An emotional Bradley Wiggins allowed himself to contemplate becoming the first British winner of the Tour de France after enhancing his hold on the yellow jersey on Thursday's final mountain stage.

Wiggins was second in the Tour's prologue and has remained in the top two of the general classification since, taking the maillot jaune on stage seven and wearing it for a 10th day on the 143.5-kilometre 17th stage from Bagneres-de-Luchon to Peyragudes.
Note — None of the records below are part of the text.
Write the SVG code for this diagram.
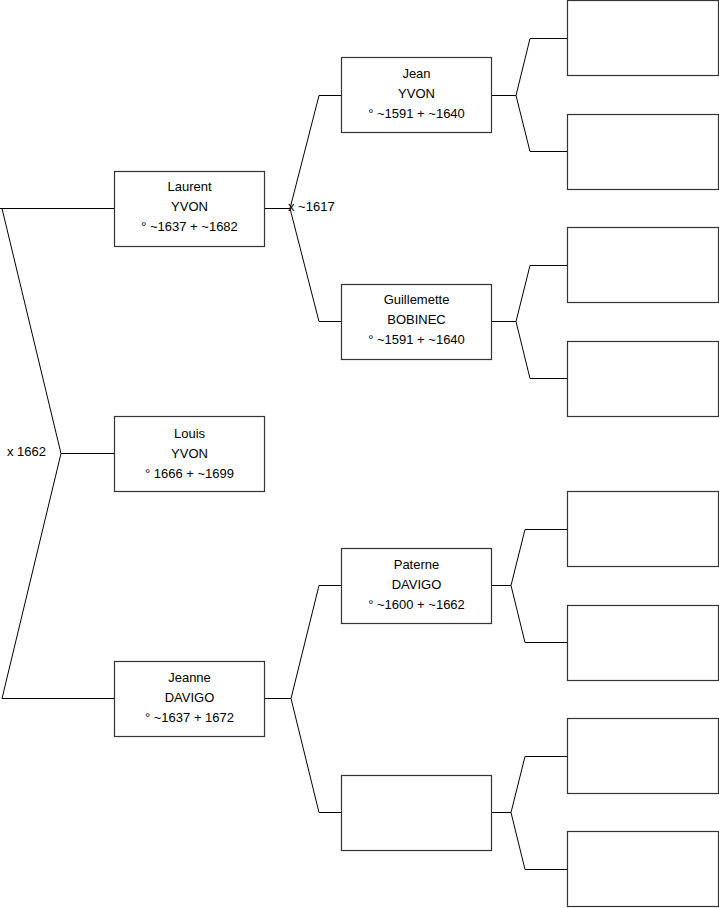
<svg xmlns="http://www.w3.org/2000/svg" width="719" height="908" viewBox="0 0 719 908">
<style>
.box{fill:#fff;stroke:#333;stroke-width:1.2}
.ln{fill:none;stroke:#000;stroke-width:1}
text{font-family:"Liberation Sans",Arial,sans-serif;font-size:13px;fill:#000}
.c{text-anchor:middle}
</style>
<rect width="719" height="908" fill="#fff"/>
<g id="connectors">
<path class="ln" d="M114,453.5 H61 M114,208.5 H0 M2,208.5 L61,453.5 L2,698.5 H114"/>
<path class="ln" d="M265,208.5 H290 M319,95.5 L290,208.5 L319,321.5 M319,95.5 H341 M319,321.5 H341"/>
<path class="ln" d="M265,698.5 H291 M319,585.5 L291,698.5 L319,812.5 M319,585.5 H341 M319,812.5 H341"/>
<path class="ln" d="M491,95.5 H516 M567,38.5 H530 L516,95.5 L530,151.5 H567"/>
<path class="ln" d="M491,321.5 H516 M567,265.5 H530 L516,321.5 L530,378.5 H567"/>
<path class="ln" d="M491,585.5 H511 M567,529.5 H525 L511,585.5 L525,642.5 H567"/>
<path class="ln" d="M491,812.5 H511 M567,756.5 H525 L511,812.5 L525,869.5 H567"/>
<text x="7" y="456">x 1662</text>
<text x="288" y="211">x ~1617</text>
</g>
<g id="laurent"><rect class="box" x="114.5" y="171.5" width="150" height="75"/>
<text class="c" x="189.5" y="191">Laurent</text><text class="c" x="189.5" y="211">YVON</text><text class="c" x="189.5" y="231">° ~1637 + ~1682</text></g>
<g id="louis"><rect class="box" x="114.5" y="416.5" width="150" height="75"/>
<text class="c" x="189.5" y="438">Louis</text><text class="c" x="189.5" y="458">YVON</text><text class="c" x="189.5" y="478">° 1666 + ~1699</text></g>
<g id="jeanne"><rect class="box" x="114.5" y="661.5" width="150" height="75"/>
<text class="c" x="189.5" y="682">Jeanne</text><text class="c" x="189.5" y="702">DAVIGO</text><text class="c" x="189.5" y="722">° ~1637 + 1672</text></g>
<g id="jean"><rect class="box" x="341.5" y="57.5" width="150" height="75"/>
<text class="c" x="416.5" y="78">Jean</text><text class="c" x="416.5" y="98">YVON</text><text class="c" x="416.5" y="118">° ~1591 + ~1640</text></g>
<g id="guillemette"><rect class="box" x="341.5" y="284.5" width="150" height="75"/>
<text class="c" x="416.5" y="304">Guillemette</text><text class="c" x="416.5" y="324">BOBINEC</text><text class="c" x="416.5" y="344">° ~1591 + ~1640</text></g>
<g id="paterne"><rect class="box" x="341.5" y="548.5" width="150" height="75"/>
<text class="c" x="416.5" y="569">Paterne</text><text class="c" x="416.5" y="589">DAVIGO</text><text class="c" x="416.5" y="609">° ~1600 + ~1662</text></g>
<g id="unknown-mother"><rect class="box" x="341.5" y="775.5" width="150" height="75"/></g>
<g id="g3-1"><rect class="box" x="567.5" y="0.5" width="151" height="75"/></g>
<g id="g3-2"><rect class="box" x="567.5" y="114.5" width="151" height="75"/></g>
<g id="g3-3"><rect class="box" x="567.5" y="227.5" width="151" height="75"/></g>
<g id="g3-4"><rect class="box" x="567.5" y="341.5" width="151" height="75"/></g>
<g id="g3-5"><rect class="box" x="567.5" y="491.5" width="151" height="75"/></g>
<g id="g3-6"><rect class="box" x="567.5" y="605.5" width="151" height="75"/></g>
<g id="g3-7"><rect class="box" x="567.5" y="718.5" width="151" height="75"/></g>
<g id="g3-8"><rect class="box" x="567.5" y="831.5" width="151" height="75"/></g>
</svg>
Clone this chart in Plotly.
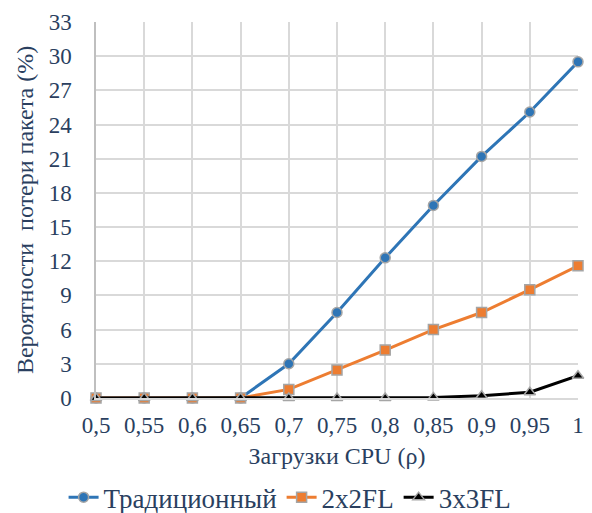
import plotly.graph_objects as go

# CPU load levels (rho) and packet-loss probabilities (%)
load = [0.5, 0.55, 0.6, 0.65, 0.7, 0.75, 0.8, 0.85, 0.9, 0.95, 1.0]
load_labels = ["0,5", "0,55", "0,6", "0,65", "0,7", "0,75", "0,8", "0,85", "0,9", "0,95", "1"]

traditional = [0, 0, 0, 0, 3.0, 7.5, 12.3, 16.9, 21.2, 25.1, 29.5]
fl_2x2 = [0, 0, 0, 0, 0.75, 2.45, 4.2, 6.0, 7.5, 9.5, 11.6]
fl_3x3 = [0, 0, 0, 0, 0, 0, 0, 0.05, 0.2, 0.5, 1.95]

y_ticks = list(range(0, 34, 3))

FONT = "Times New Roman"
OUTLINE = "#a5a5a5"

series = [
    ("Традиционный", traditional, "#2e75b6", "circle"),
    ("2x2FL", fl_2x2, "#ed7d31", "square"),
    ("3x3FL", fl_3x3, "#000000", "triangle-up"),
]

traces = [
    go.Scatter(
        x=load, y=values, name=name, mode="lines+markers",
        line=dict(color=color, width=3),
        marker=dict(symbol=symbol, size=10, color=color,
                    line=dict(color=OUTLINE, width=1.5)),
        cliponaxis=False,
    )
    for name, values, color, symbol in series
]

fig = go.Figure(data=traces)

fig.update_layout(
    width=592, height=513,
    font=dict(family=FONT, size=23),
    margin=dict(l=96, r=8, t=22, b=110),
    paper_bgcolor="white", plot_bgcolor="white",
    legend=dict(orientation="h", xref="container", yref="container",
                x=0.49, xanchor="center", y=0.03, yanchor="middle",
                font=dict(size=27)),
)

fig.update_xaxes(
    range=[0.5, 1.0], tickvals=load, ticktext=load_labels,
    gridcolor="#d9d9d9", gridwidth=1.5,
    showline=True, linecolor="#d9d9d9", linewidth=1.5,
    ticks="outside", ticklen=6, tickcolor="rgba(0,0,0,0)", zeroline=False,
    title=dict(text="Загрузки CPU (ρ)", font=dict(size=24), standoff=10),
)
fig.update_yaxes(
    range=[0, 33], tickvals=y_ticks,
    gridcolor="#d9d9d9", gridwidth=1.5,
    showline=True, linecolor="#bfbfbf", linewidth=1.5,
    ticks="outside", ticklen=18, tickcolor="rgba(0,0,0,0)", zeroline=False,
    title=dict(text="Вероятности  потери пакета (%)", font=dict(size=24), standoff=8),
)

fig.write_html("out.html")
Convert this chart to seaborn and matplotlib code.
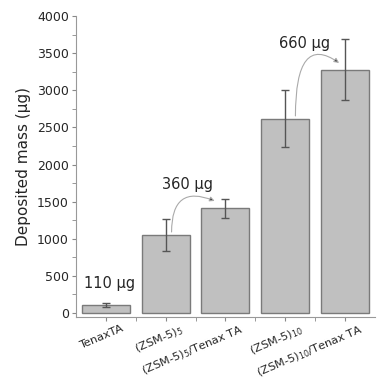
import matplotlib
matplotlib.use('Agg')
import matplotlib.pyplot as plt
import matplotlib.transforms as mtrans
import seaborn as sns
import pandas as pd

samples = ['TenaxTA', '(ZSM-5)$_5$', '(ZSM-5)$_5$/Tenax TA',
           '(ZSM-5)$_{10}$', '(ZSM-5)$_{10}$/Tenax TA']
mass = [110, 1055, 1410, 2620, 3280]
err = [25, 215, 130, 390, 410]
labels = ['110 µg', '360 µg', '660 µg']

sns.set_style('ticks')
plt.rcParams['font.family'] = ['DejaVu Sans']

df = pd.DataFrame({'sample': samples, 'mass': mass, 'err': err})

fig = plt.figure(figsize=(3.85, 3.83), dpi=100)
ax = fig.add_axes([0.197, 0.172, 0.777, 0.786])

sns.barplot(data=df, x='sample', y='mass', color='#c0c0c0', saturation=1,
            edgecolor='#7a7a7a', linewidth=1, width=0.8, ax=ax)
ax.errorbar(range(len(mass)), mass, yerr=err, fmt='none', ecolor='#555555',
            elinewidth=1, capsize=3, capthick=1)

ax.set_xlim(-0.5, 4.5)
ax.set_ylim(-55, 4000)
ax.set_yticks(range(0, 4001, 500))
ax.set_yticks(range(250, 4000, 500), minor=True)
ax.set_xticks([0.5, 1.5, 2.5, 3.5], minor=True)
ax.set_xlabel('')
ax.set_ylabel('Deposited mass (µg)', fontsize=11, labelpad=4)
ax.tick_params(axis='both', which='major', labelsize=9, color='#888888',
               length=3, pad=2)
ax.tick_params(axis='both', which='minor', color='#888888', length=3)
ax.set_xticks(range(len(samples)))
ax.set_xticklabels(samples, rotation=23, ha='right', va='top',
                   rotation_mode='anchor', fontsize=8.2)
shift = mtrans.ScaledTranslation(15 / 100, 1 / 100, fig.dpi_scale_trans)
for lab in ax.get_xticklabels():
    lab.set_transform(lab.get_transform() + shift)
for s in ['top', 'right']:
    ax.spines[s].set_visible(False)
for s in ['left', 'bottom']:
    ax.spines[s].set_color('#999999')

ax.text(0.07, 337, labels[0], fontsize=10.5, ha='center', va='baseline')
ax.text(1.37, 1671, labels[1], fontsize=10.5, ha='center', va='baseline')
ax.text(3.33, 3571, labels[2], fontsize=10.5, ha='center', va='baseline')

ax.annotate('', xy=(1.82, 1510), xytext=(1.1, 1092),
            arrowprops=dict(arrowstyle='-|>', ec='#aaaaaa', fc='#333333',
                            lw=0.8, mutation_scale=7, shrinkA=0, shrinkB=0,
                            connectionstyle='angle3,angleA=90,angleB=-22'))
ax.annotate('', xy=(3.9, 3369), xytext=(3.17, 2655),
            arrowprops=dict(arrowstyle='-|>', ec='#aaaaaa', fc='#333333',
                            lw=0.8, mutation_scale=7, shrinkA=0, shrinkB=0,
                            connectionstyle='angle3,angleA=90,angleB=-35'))

fig.savefig('out.png', dpi=100)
Wiggins said: "I feel strange. I don't know what to do at the moment. After everything I've done this year you still have to justify... 'so you might've won the Tour but is it ever going to be remembered for these people not being here?' No-one's actually patted me on the back yet, it's all still in a negative sense."

A formidable showing saw Wiggins remain two minutes five seconds ahead of Team Sky colleague and fellow Briton Chris Froome, whose primary role is to support his compatriot, in second and move 18 seconds further ahead of Vincenzo Nibali (Liquigas-Cannondale).

With third-placed Nibali, who finished the day 2mins 41secs behind with three days' racing remaining, falling behind as the Britons rode over the Col du Peyresourde en route to the summit at Peyragudes, Wiggins allowed himself to be distracted by thoughts of Paris on Sunday.

The triple Olympic champion said: "At that point, the first time in this whole Tour since I've led this race, I thought 'maybe I've just won the Tour'. That moment I went over with Chris, all the fight went out of the window, everything to do with the performance.

"And that's when it starts getting hard then because you lose concentration. It was an incredible feeling. It really was."

Wiggins has been in imperious form this season, winning the Paris-Nice, Tour de Romandie and Criterium du Dauphine stage races.

With Alberto Contador serving a doping ban and Andy Schleck out injured, plus more than 100km of time-trials, Wiggins was highly fancied to beat defending champion Cadel Evans (BMC Racing) to victory.

Froome - who some say should lead Team Sky - was seen imploring Wiggins to stay with him in the finale to Peyragudes and the Tour leader is pleased he has the 27-year-old on his side. Wiggins added: "He has been absolutely solid the whole Tour. If he was in an opposing team then you would constantly have that battle all the time."